Muhammad Kenyatta, who was born Donald Brooks Jackson but changed the family name, was a Chester native and is remembered as a civil rights crusader who, in the 1960’s, went to white churches in the Philadelphia area and demanded reparations. Former Inquirer editor Acel Moore, who died last month and used to cover Kenyatta, once said: “He made a major contribution in forcing churches to practice what they preach.”
But Muhammad Kenyatta, who was also a professor and a leader of a number of civil rights organizations, was possibly most famous for receiving a letter in the 1960s found to be forged by FBI agents whose job was to discredit “people considered dangerously radical,” according to the New York Times. The letter told him to stay away from his alma mater, Tougaloo College in Mississippi, and he did. But when he found out the letter was forged by the feds, he sued the government. He didn’t win, but the revelation led to later discoveries of similar letters sent to Martin Luther King, Jr.
Malcolm Kenyatta repeats stories of what he’s been told about his grandfather. Muhammad Kenyatta used to carry a gun; he’d take on criminals himself. Family members say he used to execute “citizen’s arrests,” but not of police — it was neighborhood folks selling heroin to kids.
“He was a fire and he was passionate and he cared intensely about stuff,” Kenyatta said. “Yet, at the same time, he was so sweet and people would talk about that duality in his personality. That lion and that lamb. And I feel like I embody a lot of that.”
A political future?

Kenyatta can’t remember when he first decided he’d be politically engaged. It just sort of happened over time, probably through the influence of his grandfather’s legacy.
Today, he has close working relationships with aides and politicians in City Hall and in Harrisburg. At 24, he was picked to be the campaign manager of Sherrie Cohen, the two-time at-large candidate for City Council who was endorsed by the city Democratic committee and narrowly lost out on winning a seat despite a $250,000 citywide campaign. Cohen said she wasn’t concerned about (and doesn’t regret) hiring a 24-year-old to run her campaign. In fact, she says, she saw Kenyatta’s youthfulness as an asset.
“He has boundless energy and enthusiasm,” she said. “And he was fun to work with. And I thought he had a great political analysis and ideas for strategy.”

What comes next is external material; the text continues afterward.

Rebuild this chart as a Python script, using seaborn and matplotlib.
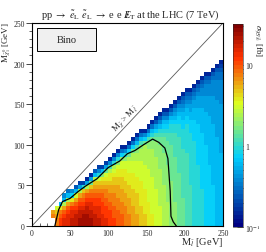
import numpy as np
import pandas as pd
import matplotlib
matplotlib.use("Agg")
import matplotlib.pyplot as plt
import seaborn as sns
from matplotlib.colors import LinearSegmentedColormap, LogNorm
from matplotlib.patches import Rectangle

sns.set_style("ticks")
plt.rcParams['font.family'] = ['Liberation Serif', 'DejaVu Serif']
plt.rcParams['mathtext.fontset'] = 'stix'

# bins are 5 GeV wide, 0..250 GeV on both axes
bin_width = 5
n_bins = 50

# one string per slepton-mass column (x = 25, 30, ... 245 GeV), read from y = 0 upwards.
# each character is a level: 0.1 fb * 10**(0.1 * level), '.' = no entry
levels = "0123456789ABCDEFGHIJKLMNO"
first_col = 5
sigma_cols = [
    "..JI",                               # 25
    "JJIHF",                              # 30
    "LLKJG8",                             # 35
    "MMLKIE86",                           # 40
    "MMMLKIE85",                          # 45
    "NNMMLJG96",                          # 50
    "NNNMLKIF84",                         # 55
    "OONNMLKIE73",                        # 60
    "OOONMLKJHA3",                        # 65
    "OOONNMLKIE72",                       # 70
    "OONNMMLKJHC72",                      # 75
    "NNNMMLLKJIHE84",                     # 80
    "NNMMMLLKJIHFA63",                    # 85
    "MMMLLLKKJIHGD83",                    # 90
    "MMLLLKKJJIHGFC73",                   # 95
    "LLLLKKJJIIHGGEB62",                  # 100
    "LLKKKJJJIIHHGFEA62",                 # 105
    "KKKKJJJIIIHHGGFDA62",                # 110
    "KKKJJJIIIHHHGGFFD952",               # 115
    "JJJJJIIIHHHGGGFFDA62",               # 120
    "JJJIIIIHHHGGGFFFEC952",              # 125
    "IIIIIHHHHGGGGFFFEEC952",             # 130
    "IIIHHHHHGGGGFFFFEEDB852",            # 135
    "HHHHHGGGGGGFFFFFEEEDB852",           # 140
    "HHHGGGGGGFFFFFFEEEEEC962",           # 145
    "GGGGGGFFFFFFFFEEEEEDDB852",          # 150
    "GGGFFFFFFFFFEEEEEEEDDCA852",         # 155
    "FFFFFFFFFEEEEEEEEDDDDCB9742",        # 160
    "FFFFFEEEEEEEEEDDDDDDCCBA8642",       # 165
    "EEEEEEEEEEDDDDDDDDCCCCBA98642",      # 170
    "EEEEEEDDDDDDDDDCCCCCCBBA98642",      # 175
    "DDDDDDDDDDDCCCCCCCCCBBBAA98642",     # 180
    "DDDDDDCCCCCCCCCCCBBBBBBAA987642",    # 185
    "CCCCCCCCCCCCCBBBBBBBBBAAA9987642",   # 190
    "CCCCCCCBBBBBBBBBBBBAAAAA998876542",  # 195
    "BBBBBBBBBBBBBBBBBBAAAAAAA998876542",  # 200
    "BBBBBBBBBBAAAAAAAAAAAAA99988776542",  # 205
    "AAAAAAAAAAAAAAAAAAAAA99999888776542",  # 210
    "AAAAAAAAAAAAAAA99999999998888777" "6542",  # 215
    "AAAAAAAAA99999999999999888888777" "66542",  # 220
    "99999999999999999999888888887777" "666542",  # 225
    "99999999999999988888888888877777" "666542",  # 230
    "99999999998888888888888887777777" "6666542",  # 235
    "88888888888888888888887777777776" "666655" "42",  # 240
    "88888888888888888877777777777766" "6666" "55" "432",  # 245
]

# exclusion contour (GeV)
contour_x = [30, 35, 40, 50, 60, 70, 85, 100, 115, 125, 135, 146, 158, 166, 174, 178, 181, 182, 185, 189]
contour_y = [0, 20, 30, 34, 42, 49, 58, 72, 80, 89, 93, 100, 107, 103, 96, 83, 43, 12, 5, 0]

tick_vals = [0, 50, 100, 150, 200, 250]
cbar_ticks = [0.1, 1, 10]
cbar_ticklabels = [r"10$^{-1}$", "1", "10"]

grid = np.full((n_bins, n_bins), np.nan)
for k, col in enumerate(sigma_cols):
    for j, ch in enumerate(col):
        if ch != '.':
            grid[j, first_col + k] = 10 ** (-1 + 0.1 * levels.index(ch))
df = pd.DataFrame(grid)

# ROOT-like gradient palette
root_pal = LinearSegmentedColormap.from_list(
    "rootpal",
    [(0.00, (0.00, 0.00, 0.51)),
     (0.34, (0.00, 0.81, 1.00)),
     (0.61, (0.87, 1.00, 0.12)),
     (0.84, (1.00, 0.20, 0.00)),
     (1.00, (0.51, 0.00, 0.00))], N=50)

fig = plt.figure(figsize=(2.66, 2.53), dpi=100)
ax = fig.add_axes([0.120, 0.103, 0.718, 0.802])
cax = fig.add_axes([0.876, 0.099, 0.036, 0.802])

sns.heatmap(df, ax=ax, cmap=root_pal, norm=LogNorm(vmin=0.1, vmax=32),
            cbar=False, xticklabels=False, yticklabels=False)
ax.set_xlim(0, n_bins)
ax.set_ylim(0, n_bins)
for sp in ax.spines.values():
    sp.set_visible(True)
    sp.set_linewidth(0.8)
    sp.set_color('black')

# diagonal and contour
ax.plot([0, n_bins], [0, n_bins], color='0.35', lw=0.6)
ax.plot(np.array(contour_x) / bin_width, np.array(contour_y) / bin_width, color='black', lw=0.9)

ax.text(122 / bin_width, 133 / bin_width, r"M$_{\tilde{\chi}}$ > M$_{\tilde{l}}$",
        rotation=46, ha='center', va='center', fontsize=6.5)

ax.add_patch(Rectangle((6.5 / bin_width, 216 / bin_width), 77 / bin_width, 28 / bin_width,
                       facecolor='#f0f0f0', edgecolor='black', lw=0.7, zorder=5))
ax.text(45 / bin_width, 230 / bin_width, "Bino", ha='center', va='center', fontsize=7.5, zorder=6)

# axes ticks
ax.set_xticks([t / bin_width for t in tick_vals])
ax.set_xticklabels([str(t) for t in tick_vals], fontsize=5.5)
ax.set_yticks([t / bin_width for t in tick_vals])
ax.set_yticklabels([str(t) for t in tick_vals], fontsize=5.5, rotation=0)
ax.set_xticks(np.arange(0, n_bins + 1, 2), minor=True)
ax.set_yticks(np.arange(0, n_bins + 1, 2), minor=True)
ax.tick_params(axis='x', which='major', direction='in', length=4, width=0.6, pad=2)
ax.tick_params(axis='x', which='minor', direction='in', length=2, width=0.5)
ax.tick_params(axis='y', which='major', direction='out', length=4.5, width=0.6, pad=0.5)
ax.tick_params(axis='y', which='minor', direction='out', length=2.5, width=0.5)
ax.set_xlabel("")
ax.set_ylabel("")

# colour bar
cb = fig.colorbar(ax.collections[0], cax=cax)
cb.outline.set_linewidth(0.4)
cb.set_ticks(cbar_ticks)
cb.set_ticklabels(cbar_ticklabels)
cax.tick_params(which='both', direction='in', right=True, labelsize=5.5, pad=2, width=0.5)
cax.tick_params(which='major', length=4)
cax.tick_params(which='minor', length=2)

fig.text(0.49, 0.94, r"pp $\rightarrow$ $\tilde{e}_{\rm L}$ $\tilde{e}_{\rm L}$ $\rightarrow$ e e $E\!\!\!/_{\rm T}$ at the LHC (7 TeV)",
         ha='center', va='center', fontsize=7.5)
fig.text(0.838, 0.04, r"M$_{\tilde{l}}$ [GeV]", ha='right', va='center', fontsize=7.5)
fig.text(0.026, 0.91, r"M$_{\tilde{\chi}^0_1}$ [GeV]", rotation=90, ha='center', va='top', fontsize=6.5)
fig.text(0.968, 0.905, r"$\sigma_{95\%}$ [fb]", rotation=-90, ha='center', va='top', fontsize=6.5)

fig.savefig("out.png", dpi=100)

Right now, Kenyatta seems ripe for political office. He’s a smooth speaker, tells a great story and has the ambition to represent his community. He’s a fervent supporter of Hillary Clinton and will be a delegate for her at the Democratic National Convention this year in Philly. His Aunt Jean says that though Kenyatta says he doesn’t have any immediate political aspirations, “he should.”
He’s considered the fact that politics could be a part of his future. But, he says, he’s not married to the idea. And for now, there’s too much work to be done on the ground.
“I want to make sure North Philly is what I know it can be,” he said, “and I don’t feel like I have to have a specific title to accomplish change.”